Agora, os desenvolvedores do aplicativo estão descobrindo que a filosofia do design inclusivo que os impulsionou está ampliando o apelo do Soundscape.

O programa WE Schools reuniu recentemente um grupo de alunos do ensino médio do Tennessee e a banda X Ambassadors, cujo tecladista é cego, para uma aula sobre inclusão e acessibilidade. Os adolescentes levaram o aplicativo para uma caçada de áudio em Nashville com o objetivo de aprender mais sobre como poderiam ajudar deficientes visuais. Depois que chegaram ao seu destino e aproveitaram um show da banda, estavam cheios de ideias para usar o Soundscape tanto para si mesmos como para seus amigos.

“Embora o Soundscape tenha sido pensado para pessoas cegas, os estudantes não demoraram mais do que dois segundos para nos informar que pessoas com todos os tipos de habilidades e em diferentes contextos poderiam se beneficiar de uma experiência baseada em sons como essa, que não é intrusiva, mas natural e confortável”, disse Amos Miller, estrategista de produtos da Microsoft Research, que cocriou o Soundscape. “Estamos na linha de partida com o Soundscape, explorando o uso do som como realidade aumentada, que é um conceito novo para muitas pessoas, e é incrível ver como isso é aplicável além da comunidade com deficiência visual.”

O sinalizador de áudio emite um “rat-a-TAT, tat-tat” baixo, que se move dentro dos fones de ouvido quando o usuário se aproxima ou se afasta do local indicado. “Parece uma batida de coração”, disse Keishian Carrassquillo, uma dos 12 alunos da West Creek High School, em Clarksville, Tennessee, tendo uma aula sobre educação como profissão. Mova-se diretamente para o destino, e a sugestão audível se torna mais evidente, com um tom mais agudo “ting, ting, ting”.

O áudio é alto o suficiente para competir com o barulho da rua – como a estrada de seis pistas ao lado do estacionamento onde as crianças começaram, e o canteiro de obras pelo qual passaram mais tarde –, mas discreto o suficiente para não interferir nas conversas. O som foi projetado para ser harmonioso e transmitir uma sensação de movimento e fluidez, disse Jarnail Chudge, que criou o aplicativo com Miller. Engenheiros trabalharam para equilibrar sinais verbais e não-textuais que não exigem uma enorme quantidade de esforço mental, disse.

O toque constante do sinal provou ser uma grande ajuda para Matthew Rife.
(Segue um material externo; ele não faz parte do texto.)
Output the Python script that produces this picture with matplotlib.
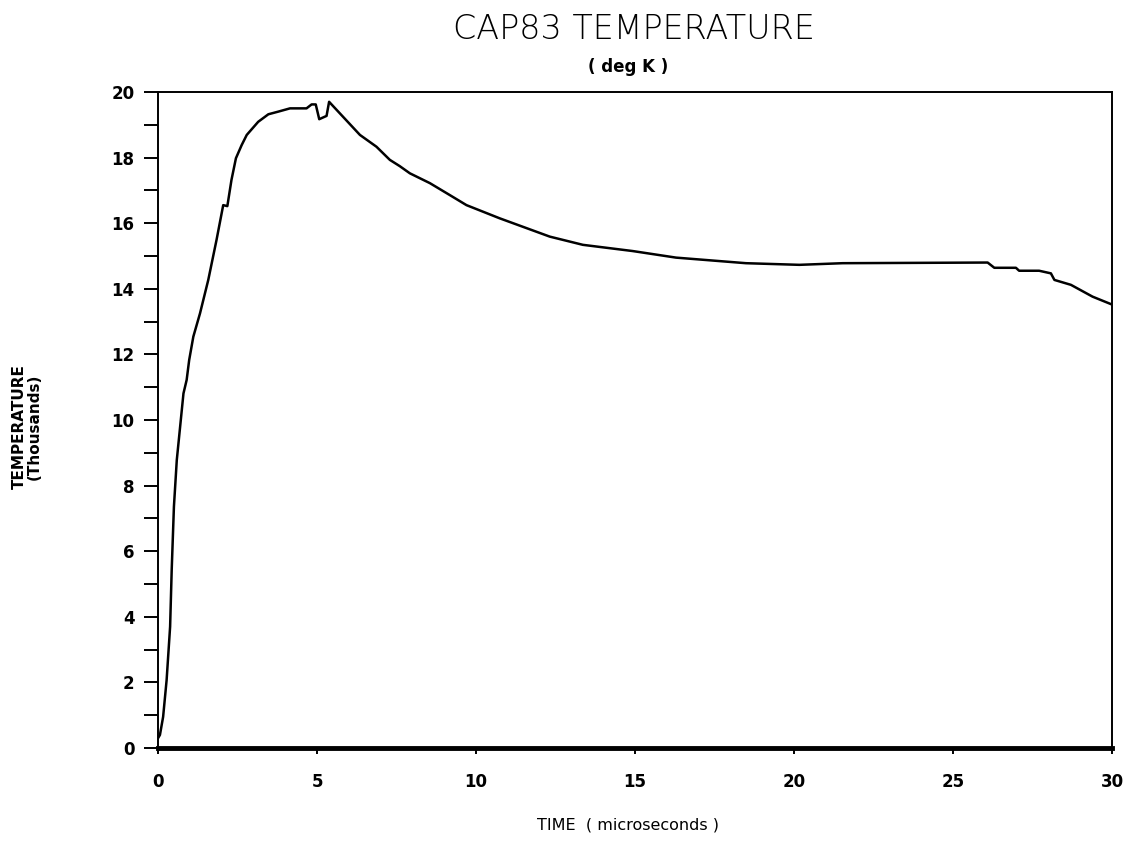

O adolescente disse que acha difícil prestar atenção às instruções quando há tantas distrações em uma cidade movimentada como Nashville, mas “ouvir a batida me ajudou a concentrar”. Outros disseram que sugeririam o aplicativo para amigos e familiares com transtorno de estresse pós-traumático, transtorno do déficit de atenção e ansiedade, porque achavam que isso poderia aliviar a sobrecarga sensorial, além daqueles que são disléxicos ou acham difícil ler mapas. As crianças até tinham ideias para colocar os sinais nos corredores da escola a fim de ajudar os novos alunos a se locomoverem mais facilmente.

A experiência ampliou sua compreensão dos desafios enfrentados pelas pessoas com deficiência – com o poder da mensagem. O tecladista do X Ambassadors, Casey Harris, que nasceu com perda de visão e aprendeu a tocar piano de ouvido, contou a eles sobre sua infância e como ele vive sendo uma estrela do rock em turnê. A banda exige que seus locais disponibilizem uma seção acessível para pessoas com deficiências, e o vídeo de seu hit “Renegades” apresenta pessoas cegas levantando peso e fazendo caminhada.

Alunos do West Creek High School, em Clarksville, Tennessee, estavam cheios de ideias sobre como usar o app Soundscape após sua busca de áudio em Nashville. Disseram que sugeririam o aplicativo a amigos e familiares que sofrem de transtorno de estresse pós-traumático, de déficit de atenção e ansiedade, além dos disléxicos.

“Acessibilidade e inclusão realmente não são difíceis; é difícil apenas para as pessoas que não cresceram com isso”, disse Harris. “Por isso é crucial que as crianças aprendam sobre essa questão nessa fase, se torna parte da vida. Não é uma consideração especial, é apenas outra consideração.”

O vocalista Sam Harris disse que assistir seu irmão usando o Soundscape era “como olhar para o futuro da acessibilidade.”

O Soundscape pode ser usado em segundo plano em conjunto com outros aplicativos, como um mapa que fornece instruções passo a passo, ou o aplicativo Seeing AI da Microsoft, que usa visão computacional para reconhecer texto – como em sinais – e falar as palavras em voz alta.

Não é para substituir outros dispositivos ou auxiliares de mobilidade, mas para complementá-los.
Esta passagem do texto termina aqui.